By Jana Zoriry – EMTV Online, Port Moresby
A Trinidad writer has won the ‘2018 COMMONWEALTH SHORT STORY’ Prize.
Kevin Jared Hosein stunned the jury chaired by the novelist and poet Sarah Hall with “a truly crafted piece of fiction” to claim the world’s most global literary prize.
Hosein was surprised by the announcement and says he was not expecting to be the winner.
“First to be among this eclectic quintet of winning stories, all with central resonating themes – happiness, connection, isolation, freedom, repression, acceptance; then, to be chosen from that, I feel incredibly honoured that this Trinidadian tale has travelled so far”.
Novelist and poet, Sarah hall described Hosein’s story “a truly crafted piece of fiction”.
“Our winning story, ‘Passage ‘, was immediately and uniformly admired by the judges. It is an uncanny bar story, about a man who hears a strange tale, only to become part of the tale’s re-lived strangeness.
It balances between formal language and demotic, ideas of civility and ferality, is tightly women and suspenseful, beautifully and eerily atmospheric, and finally surprising,” says Sarah Hall.

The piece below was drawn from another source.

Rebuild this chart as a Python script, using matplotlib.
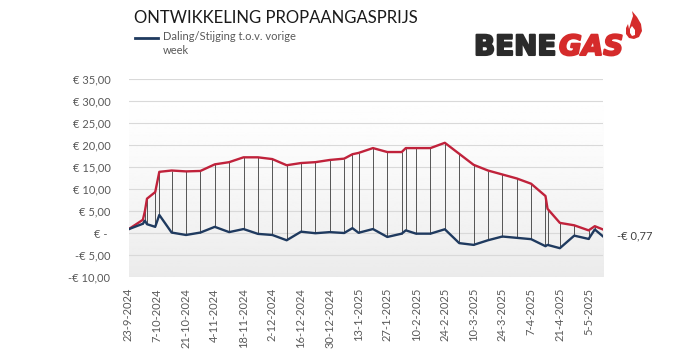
import numpy as np
import matplotlib
matplotlib.use('Agg')
import matplotlib.pyplot as plt
import matplotlib.dates as mdates
import matplotlib.patheffects as pe
from matplotlib.patches import Polygon
from matplotlib.lines import Line2D
import datetime as dt

plt.rcParams['font.family'] = ['Lato', 'DejaVu Sans']

# data
dates = ['2024-09-23', '2024-09-30', '2024-10-01', '2024-10-02', '2024-10-06', '2024-10-08',
         '2024-10-14', '2024-10-21', '2024-10-28', '2024-11-04', '2024-11-11', '2024-11-18',
         '2024-11-25', '2024-12-02', '2024-12-09', '2024-12-16', '2024-12-23', '2024-12-30',
         '2025-01-06', '2025-01-10', '2025-01-13', '2025-01-20', '2025-01-27', '2025-02-03',
         '2025-02-05', '2025-02-10', '2025-02-17', '2025-02-24', '2025-03-03', '2025-03-10',
         '2025-03-17', '2025-03-24', '2025-03-31', '2025-04-07', '2025-04-14', '2025-04-15',
         '2025-04-21', '2025-04-28', '2025-05-05', '2025-05-08', '2025-05-12']
cumulative = [0.85, 3.0, 5.0, 7.8, 9.3, 13.9,
              14.2, 14.0, 14.1, 15.6, 16.1, 17.2,
              17.2, 16.8, 15.4, 15.9, 16.1, 16.6,
              16.9, 17.9, 18.2, 19.3, 18.4, 18.4,
              19.3, 19.3, 19.3, 20.5, 18.0, 15.5,
              14.2, 13.3, 12.4, 11.2, 8.4, 5.5,
              2.3, 1.75, 0.6, 1.55, 0.8]
weekly = [0.85, 2.1, 2.8, 2.0, 1.4, 4.1,
          0.1, -0.45, 0.1, 1.4, 0.2, 0.9,
          -0.2, -0.45, -1.65, 0.3, -0.05, 0.2,
          0.0, 1.1, 0.05, 0.9, -0.9, -0.15,
          0.6, -0.15, -0.15, 0.85, -2.3, -2.7,
          -1.65, -0.8, -1.1, -1.4, -3.0, -2.7,
          -3.45, -0.6, -1.35, 0.8, -0.77]
tick_dates = ['2024-09-23', '2024-10-07', '2024-10-21', '2024-11-04', '2024-11-18', '2024-12-02',
              '2024-12-16', '2024-12-30', '2025-01-13', '2025-01-27', '2025-02-10', '2025-02-24',
              '2025-03-10', '2025-03-24', '2025-04-07', '2025-04-21', '2025-05-05']
y_ticks = [-10, -5, 0, 5, 10, 15, 20, 25, 30, 35]

RED = '#c0223b'
BLUE = '#1f3a5f'
GREY = '#595959'

W, H = 699, 363
x = [dt.datetime.strptime(d, '%Y-%m-%d') for d in dates]
xt = [dt.datetime.strptime(d, '%Y-%m-%d') for d in tick_dates]


def px(xp, yp):
    return xp / W, 1 - yp / H


def eur(v):
    if v == 0:
        return '€ - '
    s = '€ {:.2f}'.format(abs(v)).replace('.', ',')
    return '-' + s if v < 0 else s


fig = plt.figure(figsize=(W / 100, H / 100), dpi=100)
ax = fig.add_axes([128.5 / W, 1 - 277 / H, 474.5 / W, 198 / H])

x0, x1 = mdates.date2num(x[0]), mdates.date2num(x[-1])
# plot area gradient (white top -> light grey bottom)
grad = np.linspace(0, 1, 200)[:, None] ** 1.5
ax.imshow(1 - grad * 0.08, cmap='gray', vmin=0, vmax=1, aspect='auto',
          extent=[x0, x1, -10, 35], origin='upper', zorder=0)

for t in y_ticks:
    ax.axhline(t, color='#d9d9d9', lw=0.8, zorder=1)

ax.vlines(x, weekly, cumulative, color='#3a3a3a', lw=0.6, zorder=2)
ax.plot(x, cumulative, color=RED, lw=1.7, zorder=3)
ax.plot(x, weekly, color=BLUE, lw=1.7, zorder=4)

ax.set_xlim(x0, x1)
ax.set_ylim(-10, 35)
ax.set_yticks(y_ticks)
ax.set_yticklabels([eur(v) for v in y_ticks])
ax.set_xticks(xt)
ax.set_xticklabels([f'{d.day}-{d.month}-{d.year}' for d in xt], rotation=90)
ax.tick_params(length=0, labelsize=8, labelcolor=GREY)
ax.tick_params(axis='y', pad=13)
ax.tick_params(axis='x', pad=8)
for s in ax.spines.values():
    s.set_visible(False)

# last value label
ax.annotate('-€ 0,77', xy=(x[-1], weekly[-1]), xytext=(10, 0), textcoords='offset points',
            ha='left', va='center', fontsize=8, color='#404040', annotation_clip=False)

# title and legend
fig.text(*px(276, 18), 'ONTWIKKELING PROPAANGASPRIJS', ha='center', va='center',
         fontsize=12, color='#1a1a1a')
fig.add_artist(Line2D([135 / W, 158 / W], [1 - 38 / H, 1 - 38 / H], color=BLUE, lw=2))
fig.text(*px(163, 31), 'Daling/Stijging t.o.v. vorige\nweek', ha='left', va='top',
         fontsize=8, color=GREY, linespacing=1.3)

# logo
fig.text(*px(474, 55), 'BENE', ha='left', va='baseline', fontsize=20,
         fontweight='bold', color='#2b2b2b', family='DejaVu Sans',
         path_effects=[pe.withStroke(linewidth=1.5, foreground='#2b2b2b')])
fig.text(*px(559, 55), 'GAS', ha='left', va='baseline', fontsize=20,
         fontweight='bold', style='italic', color='#d52b2b', family='DejaVu Sans',
         path_effects=[pe.withStroke(linewidth=1.5, foreground='#d52b2b')])
outer = [(632, 11), (637, 17), (641, 24), (642, 31), (639, 37), (634, 39), (629, 38),
         (626, 34), (626, 28), (628, 24), (629, 29), (631, 22), (633, 16)]
inner = [(632, 26), (635, 30), (635, 35), (632, 36), (630, 33), (630, 29)]
fig.add_artist(Polygon([px(a, b) for a, b in outer], closed=True, fc='#d52b2b', ec='none',
                       transform=fig.transFigure))
fig.add_artist(Polygon([px(a, b) for a, b in inner], closed=True, fc='white', ec='none',
                       transform=fig.transFigure))

fig.savefig('out.png', dpi=100, facecolor='white')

Hosein hoped that others in his region were inspired by this accomplishment.
Hosein had written three books, The Beast of Kukuyo (Burt Award for Caribbean Literature), The Repenters (OCM Bocas Prize for Fiction shortlist) and Littletown Secrets. He had been shortlisted twice for the Small Axe Prize Prose, and his work has been featured in numerous publications, such as Lightspeed, Adda and most recently, We Mark Your Memory: Writing from the Descendants of Indenture.